(Entries with chart source code)

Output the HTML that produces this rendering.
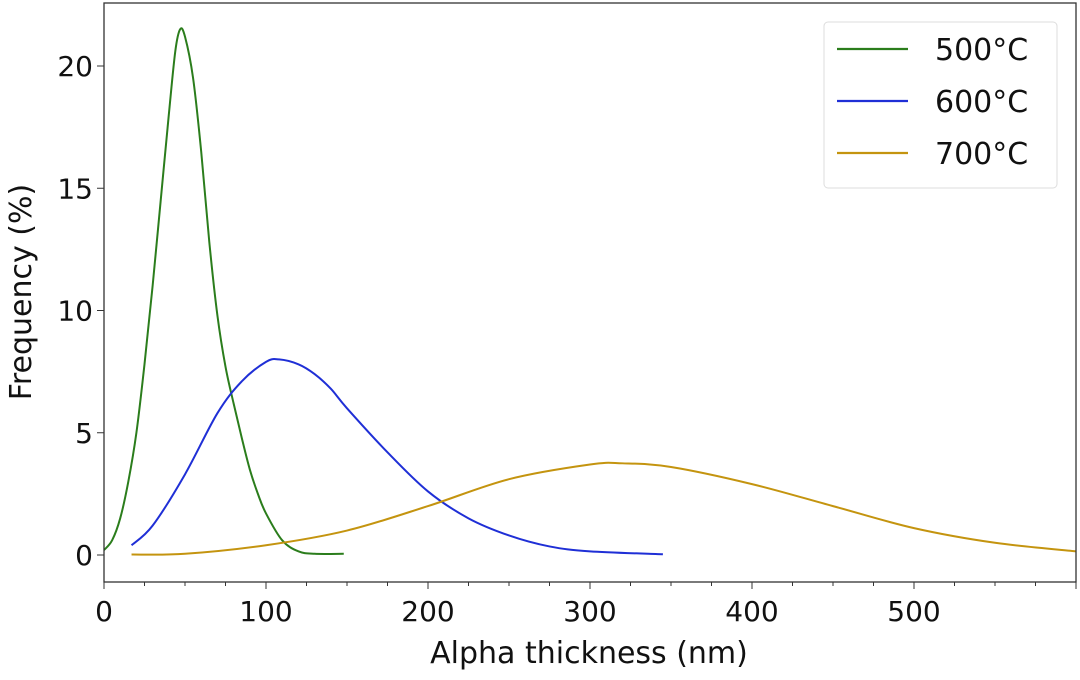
<!DOCTYPE html>
<html><head><meta charset="utf-8"><style>
body{margin:0;background:#fff;}
svg text{font-family:"DejaVu Sans","Liberation Sans",sans-serif;fill:#111;}
</style></head><body>
<svg id="chart" width="1080" height="675" xmlns="http://www.w3.org/2000/svg"></svg>
<script>
const xTicks=[0,100,200,300,400,500];
const yTicks=[0,5,10,15,20];
const s500x=[0,5,10,15,20,25,30,35,40,44,47,50,55,60,65,70,75,80,85,90,95,100,110,120,130,148];
const s500y=[0.2,0.6,1.5,3,5,7.8,11,14.5,18,20.6,21.5,21.2,19.5,16.5,12.8,9.8,7.7,6.2,4.8,3.5,2.5,1.7,0.6,0.15,0.05,0.05];
const s600x=[17,30,50,70,85,100,108,120,130,140,150,175,200,225,250,275,300,345];
const s600y=[0.4,1.2,3.3,5.8,7.1,7.9,8.0,7.8,7.4,6.8,6.0,4.2,2.6,1.5,0.8,0.35,0.15,0.03];
const s700x=[17,50,100,150,200,250,300,320,350,400,450,500,550,600];
const s700y=[0.02,0.05,0.4,1.0,2.0,3.1,3.7,3.75,3.6,2.9,2.0,1.1,0.5,0.15];
const L=104,R=1076,T=3,B=582;
const X=v=>L+v*1.62, Y=v=>555-v*24.45;
const svg=document.getElementById('chart');
const NS='http://www.w3.org/2000/svg';
function mk(t,a,p){const e=document.createElementNS(NS,t);for(const k in a)e.setAttribute(k,a[k]);(p||svg).appendChild(e);return e;}
function path(xs,ys){const p=xs.map((x,i)=>[X(x),Y(ys[i])]);let d='M'+p[0][0]+','+p[0][1];
for(let i=0;i<p.length-1;i++){const p0=p[i-1]||p[i],p1=p[i],p2=p[i+1],p3=p[i+2]||p2;
d+=' C'+(p1[0]+(p2[0]-p0[0])/6)+','+(p1[1]+(p2[1]-p0[1])/6)+' '+(p2[0]-(p3[0]-p1[0])/6)+','+(p2[1]-(p3[1]-p1[1])/6)+' '+p2[0]+','+p2[1];}return d;}
const series=[[s500x,s500y,'#2b7d1c','line-500c'],[s600x,s600y,'#1f2fd6','line-600c'],[s700x,s700y,'#c4940f','line-700c']];
const clip=mk('clipPath',{id:'c'});mk('rect',{x:L,y:T,width:R-L,height:B-T},clip);
series.forEach(s=>{const e=mk('path',{d:path(s[0],s[1]),fill:'none',stroke:s[2],'stroke-width':2,'clip-path':'url(#c)'});

});
const ax=mk('rect',{x:L,y:T,width:R-L,height:B-T,fill:'none',stroke:'#333','stroke-width':1.3});


for(let v=0;v<=600;v+=25){const big=v%100===0;mk('line',{x1:X(v),x2:X(v),y1:B,y2:B+(big?7:4),stroke:'#333','stroke-width':1});}
xTicks.forEach(v=>{const t=mk('text',{x:X(v),y:621,'font-size':28,'text-anchor':'middle'});t.textContent=v;

});
yTicks.forEach(v=>{mk('line',{x1:L-7,x2:L,y1:Y(v),y2:Y(v),stroke:'#333','stroke-width':1});
const t=mk('text',{x:L-11,y:Y(v)+10,'font-size':28,'text-anchor':'end'});t.textContent=v;

});
const xt=mk('text',{x:589,y:663,'font-size':30,'text-anchor':'middle'});xt.textContent='Alpha thickness (nm)';


const yt=mk('text',{x:0,y:0,'font-size':30,'text-anchor':'middle',transform:'translate(31,292) rotate(-90)'});yt.textContent='Frequency (%)';


const lg=mk('g',{});


mk('rect',{x:824,y:22,width:233,height:166,rx:4,fill:'#fff',stroke:'#ddd','stroke-width':1},lg);
['500°C','600°C','700°C'].forEach((n,i)=>{const y=49+i*52;
mk('line',{x1:837,x2:908,y1:y,y2:y,stroke:series[i][2],'stroke-width':2.2},lg);
const t=mk('text',{x:935,y:y+11,'font-size':30},lg);t.textContent=n;

});
</script>
</body></html>
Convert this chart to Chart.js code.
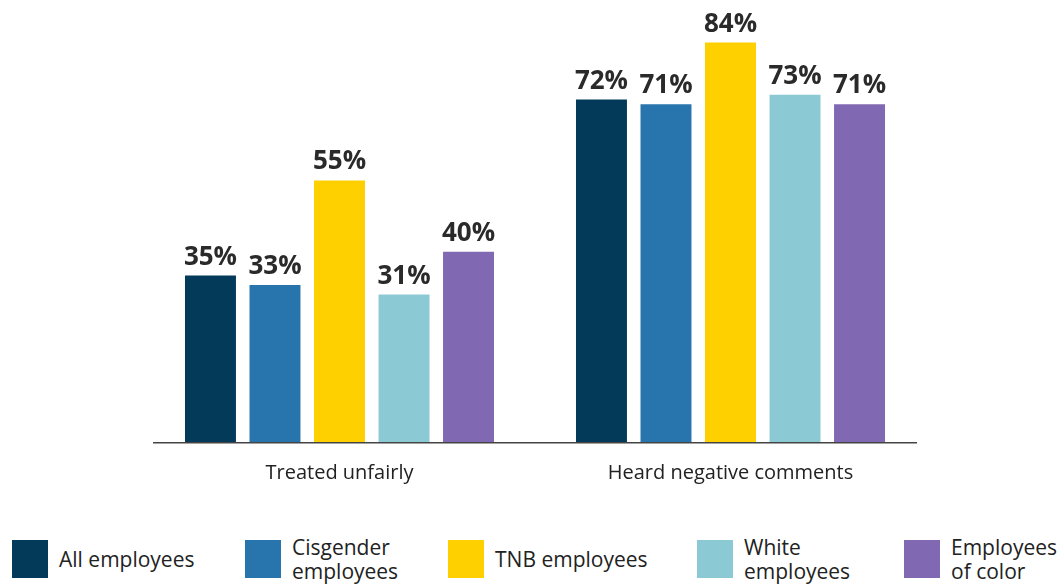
<!DOCTYPE html>
<html lang="en">
  <head>
    <meta charset="UTF-8" />
    <title>Treated unfairly / Heard negative comments</title>
    <script src="https://cdn.jsdelivr.net/npm/chart.js"></script>
  </head>
  <style>
    body {
      margin: 0;
      background: #fff;
      font-family: "Open Sans", sans-serif;
      width: 1064px;
      height: 585px;
      overflow: hidden;
      position: relative;
    }
    #wrap {
      position: absolute;
      left: 0;
      top: 0;
      width: 1064px;
      height: 504px;
    }
    #legend {
      position: absolute;
      top: 538px;
      left: 0;
      width: 1064px;
      height: 44px;
    }
    .item {
      position: absolute;
      top: 0;
      display: flex;
      align-items: center;
      height: 42px;
    }
    .box {
      width: 36px;
      height: 38px;
      margin-right: 11px;
    }
    .txt {
      font-size: 21px;
      line-height: 24px;
      color: #222;
      white-space: nowrap;
    }
  </style>
  <body>
    <div id="wrap"><canvas id="myChart"></canvas></div>
    <div id="legend"></div>
    <script>
      const categories = ["Treated unfairly", "Heard negative comments"];
      const groups = [
        "All employees",
        "Cisgender\nemployees",
        "TNB employees",
        "White\nemployees",
        "Employees\nof color",
      ];
      const allEmployees = [35, 72];
      const cisgender = [33, 71];
      const tnb = [55, 84];
      const white = [31, 73];
      const ofColor = [40, 71];
      const colors = ["#033a5a", "#2874ad", "#fed000", "#8bc9d4", "#8068b2"];
      const legendLeft = [12, 245, 448, 697, 904];

      const values = [allEmployees, cisgender, tnb, white, ofColor];

      // value labels above the bars + baseline a bit shorter than the plot area
      const barLabels = {
        id: "barLabels",
        afterDatasetsDraw(chart) {
          const ctx = chart.ctx;
          const a = chart.chartArea;
          ctx.save();
          ctx.strokeStyle = "#444";
          ctx.lineWidth = 1.5;
          ctx.beginPath();
          ctx.moveTo(a.left + 9, a.bottom + 0.75);
          ctx.lineTo(a.right - 9, a.bottom + 0.75);
          ctx.stroke();
          ctx.font = "bold 26px 'Open Sans'";
          ctx.fillStyle = "#2a2a2a";
          ctx.textAlign = "center";
          ctx.textBaseline = "alphabetic";
          chart.data.datasets.forEach((ds, i) => {
            chart.getDatasetMeta(i).data.forEach((bar, j) => {
              ctx.fillText(ds.data[j] + "%", bar.x, bar.y - 11);
            });
          });
          ctx.restore();
        },
      };

      new Chart(document.getElementById("myChart"), {
        type: "bar",
        data: {
          labels: categories,
          datasets: values.map((v, i) => ({
            label: groups[i].replace("\n", " "),
            data: v,
            backgroundColor: colors[i],
            categoryPercentage: 0.825,
            barPercentage: 0.79,
          })),
        },
        options: {
          responsive: true,
          maintainAspectRatio: false,
          animation: false,
          layout: { padding: { left: 144, right: 138, top: 14, bottom: 0 } },
          plugins: {
            legend: { display: false },
            tooltip: { enabled: false },
          },
          scales: {
            x: {
              grid: { display: false, drawTicks: false },
              border: { display: false },
              ticks: {
                color: "#222",
                padding: 19,
                font: { family: "'Open Sans'", size: 20 },
              },
            },
            y: {
              display: false,
              min: 0,
              max: 90,
            },
          },
        },
        plugins: [barLabels],
      });

      const legend = document.getElementById("legend");
      groups.forEach((g, i) => {
        const item = document.createElement("div");
        item.className = "item";
        item.style.left = legendLeft[i] + "px";
        const box = document.createElement("div");
        box.className = "box";
        box.style.background = colors[i];
        const txt = document.createElement("div");
        txt.className = "txt";
        txt.innerHTML = g.split("\n").join("<br>");
        item.appendChild(box);
        item.appendChild(txt);
        legend.appendChild(item);
      });
    </script>
  </body>
</html>
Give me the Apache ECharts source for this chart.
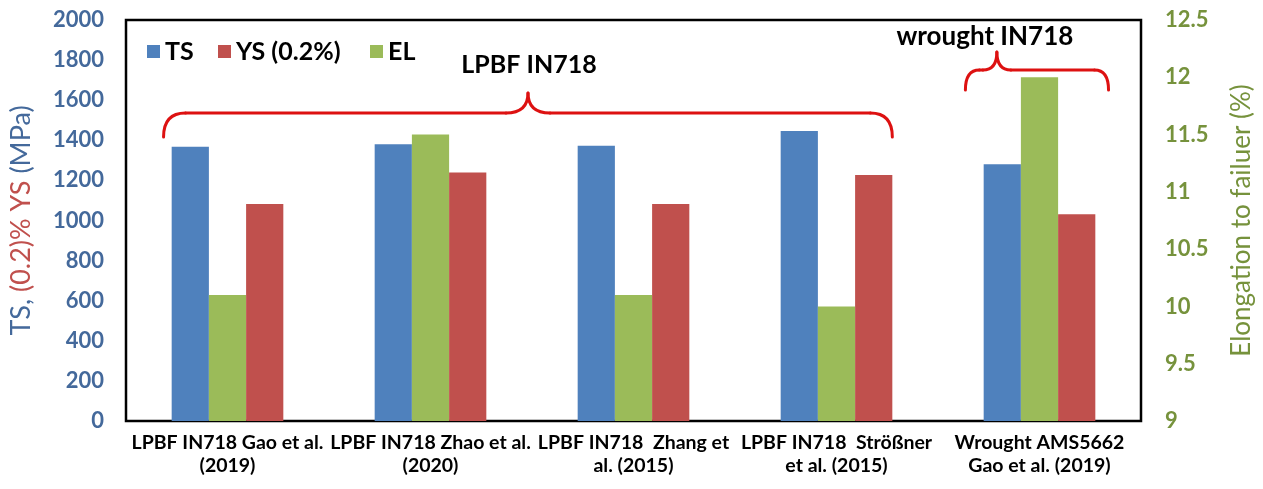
<!DOCTYPE html>
<html>
<head>
<meta charset="utf-8">
<script src="https://cdn.jsdelivr.net/npm/echarts@6/dist/echarts.min.js"></script>
<style>
  html, body { margin: 0; padding: 0; background: #fff; }
  #chart { width: 1263px; height: 489px; }
</style>
</head>
<body>
<div id="chart"></div>
<script>
// Tensile properties of LPBF and wrought IN718
const categories = [
  'LPBF IN718 Gao et al.\n(2019)',
  'LPBF IN718 Zhao et al.\n(2020)',
  'LPBF IN718  Zhang et\nal. (2015)',
  'LPBF IN718  Strößner\net al. (2015)',
  'Wrought AMS5662\nGao et al. (2019)'
];
const tensileStrength = [1368, 1380, 1373, 1446, 1280];   // MPa
const yieldStrength = [1082, 1240, 1082, 1227, 1031];     // MPa
const elongation = [10.1, 11.5, 10.1, 10.0, 12.0];        // %

const FONT = 'Lato, "Liberation Sans", sans-serif';
const BLUE = '#4f81bd', RED = '#c0504d', GREEN = '#9bbb59';
const LEFT_TXT = '#44699b', RIGHT_TXT = '#76923c';
const BRACE = '#dd1111';

const chart = echarts.init(document.getElementById('chart'), null, { renderer: 'canvas' });

const barCommon = { type: 'bar', barGap: '0%', barCategoryGap: '45%' };

// one legend block per entry so each entry can sit at its own spot
function legendItem(name, left) {
  return {
    data: [name], left: left, top: 34,
    icon: 'rect', itemWidth: 13, itemHeight: 13, itemGap: 0,
    textStyle: { fontFamily: FONT, fontWeight: 'bold', fontSize: 25, color: '#000' }
  };
}

chart.setOption({
  animation: false,
  textStyle: { fontFamily: FONT },
  grid: {
    left: 122, right: 110, top: 20, bottom: 68,
    show: true, borderColor: '#000', borderWidth: 2.5, backgroundColor: '#fff'
  },
  legend: [
    legendItem('TS', 142),
    legendItem('YS (0.2%)', 213),
    legendItem('EL', 365)
  ],
  xAxis: {
    type: 'category',
    data: categories,
    axisLine: { show: false },
    axisTick: { show: false },
    axisLabel: {
      interval: 0, margin: 10,
      fontFamily: FONT, fontWeight: 'bold', fontSize: 19.5, lineHeight: 23, color: '#000'
    }
  },
  yAxis: [
    {
      type: 'value', min: 0, max: 2000, interval: 200,
      position: 'left',
      axisLine: { show: false }, axisTick: { show: false }, splitLine: { show: false },
      axisLabel: {
        margin: 22, fontFamily: FONT, fontWeight: 'bold', fontSize: 22, color: LEFT_TXT,
        formatter: function (v) { return String(v); }
      },
      name: '{b|TS, }{r|(0.2)% YS }{b|(MPa)}',
      nameLocation: 'middle', nameGap: 91, nameRotate: 90,
      nameTextStyle: {
        fontFamily: FONT, fontSize: 27,
        rich: {
          b: { color: LEFT_TXT, fontFamily: FONT, fontSize: 27 },
          r: { color: RED, fontFamily: FONT, fontSize: 27 }
        }
      }
    },
    {
      type: 'value', min: 9, max: 12.5, interval: 0.5,
      position: 'right',
      axisLine: { show: false }, axisTick: { show: false }, splitLine: { show: false },
      axisLabel: { margin: 24, fontFamily: FONT, fontWeight: 'bold', fontSize: 22, color: RIGHT_TXT },
      name: 'Elongation to failuer (%)',
      nameLocation: 'middle', nameGap: 88, nameRotate: 90,
      nameTextStyle: { fontFamily: FONT, fontSize: 26, color: RIGHT_TXT }
    }
  ],
  series: [
    Object.assign({ name: 'TS', yAxisIndex: 0, data: tensileStrength, itemStyle: { color: BLUE } }, barCommon),
    Object.assign({ name: 'EL', yAxisIndex: 1, data: elongation, itemStyle: { color: GREEN } }, barCommon),
    Object.assign({ name: 'YS (0.2%)', yAxisIndex: 0, data: yieldStrength, itemStyle: { color: RED } }, barCommon)
  ]
});

// Curly brace grouping annotations, placed from category positions
function catX(i) { return chart.convertToPixel({ xAxisIndex: 0 }, i); }
const band = catX(1) - catX(0);

function braceParts(x1, xm, x2, yLine, yPeak, yTip, r) {
  const st = { stroke: BRACE, lineWidth: 3, fill: 'none', lineCap: 'round' };
  const curve = (ax, ay, cx, cy, bx, by) => ({
    type: 'bezierCurve', silent: true,
    shape: { x1: ax, y1: ay, x2: bx, y2: by, cpx1: cx, cpy1: cy },
    style: st
  });
  const seg = (ax, bx) => ({
    type: 'line', silent: true,
    shape: { x1: ax, y1: yLine, x2: bx, y2: yLine },
    style: st
  });
  return [
    curve(x1, yTip, x1, yLine, x1 + r, yLine),
    seg(x1 + r, xm - r),
    curve(xm - r, yLine, xm, yLine, xm, yPeak),
    curve(xm, yPeak, xm, yLine, xm + r, yLine),
    seg(xm + r, x2 - r),
    curve(x2 - r, yLine, x2, yLine, x2, yTip)
  ];
}

const lpbfLeft = catX(0) - band * 0.315;
const lpbfRight = catX(3) + band * 0.275;
const lpbfMid = (catX(1) + catX(2)) / 2 - 4;
const wrLeft = catX(4) - band * 0.365;
const wrRight = catX(4) + band * 0.34;
const wrMid = catX(4) - band * 0.21;

chart.setOption({
  graphic: [].concat(
    braceParts(lpbfLeft, lpbfMid, lpbfRight, 113, 93, 137, 22),
    braceParts(wrLeft, wrMid, wrRight, 70, 52, 90, 14),
    [
      {
        type: 'text', silent: true, x: lpbfMid + 1, y: 65,
        style: { text: 'LPBF IN718', fill: '#000', font: 'bold 25px ' + FONT, textAlign: 'center', textVerticalAlign: 'middle' }
      },
      {
        type: 'text', silent: true, x: wrMid - 12, y: 37,
        style: { text: 'wrought IN718', fill: '#000', font: 'bold 26px ' + FONT, textAlign: 'center', textVerticalAlign: 'middle' }
      }
    ]
  )
});
</script>
</body>
</html>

(REQUIREMENT) Can you give again only the lines between the one containing "Give me the" and the one containing "const elongation = [10.1, 11.5, 10.1, 10.0, 12.0];", counting both, exactly as they appear and without any pictures?

(FINAL RESULT)
Give me the Apache ECharts source for this chart.
<!DOCTYPE html>
<html>
<head>
<meta charset="utf-8">
<script src="https://cdn.jsdelivr.net/npm/echarts@6/dist/echarts.min.js"></script>
<style>
  html, body { margin: 0; padding: 0; background: #fff; }
  #chart { width: 1263px; height: 489px; }
</style>
</head>
<body>
<div id="chart"></div>
<script>
// Tensile properties of LPBF and wrought IN718
const categories = [
  'LPBF IN718 Gao et al.\n(2019)',
  'LPBF IN718 Zhao et al.\n(2020)',
  'LPBF IN718  Zhang et\nal. (2015)',
  'LPBF IN718  Strößner\net al. (2015)',
  'Wrought AMS5662\nGao et al. (2019)'
];
const tensileStrength = [1368, 1380, 1373, 1446, 1280];   // MPa
const yieldStrength = [1082, 1240, 1082, 1227, 1031];     // MPa
const elongation = [10.1, 11.5, 10.1, 10.0, 12.0];        // %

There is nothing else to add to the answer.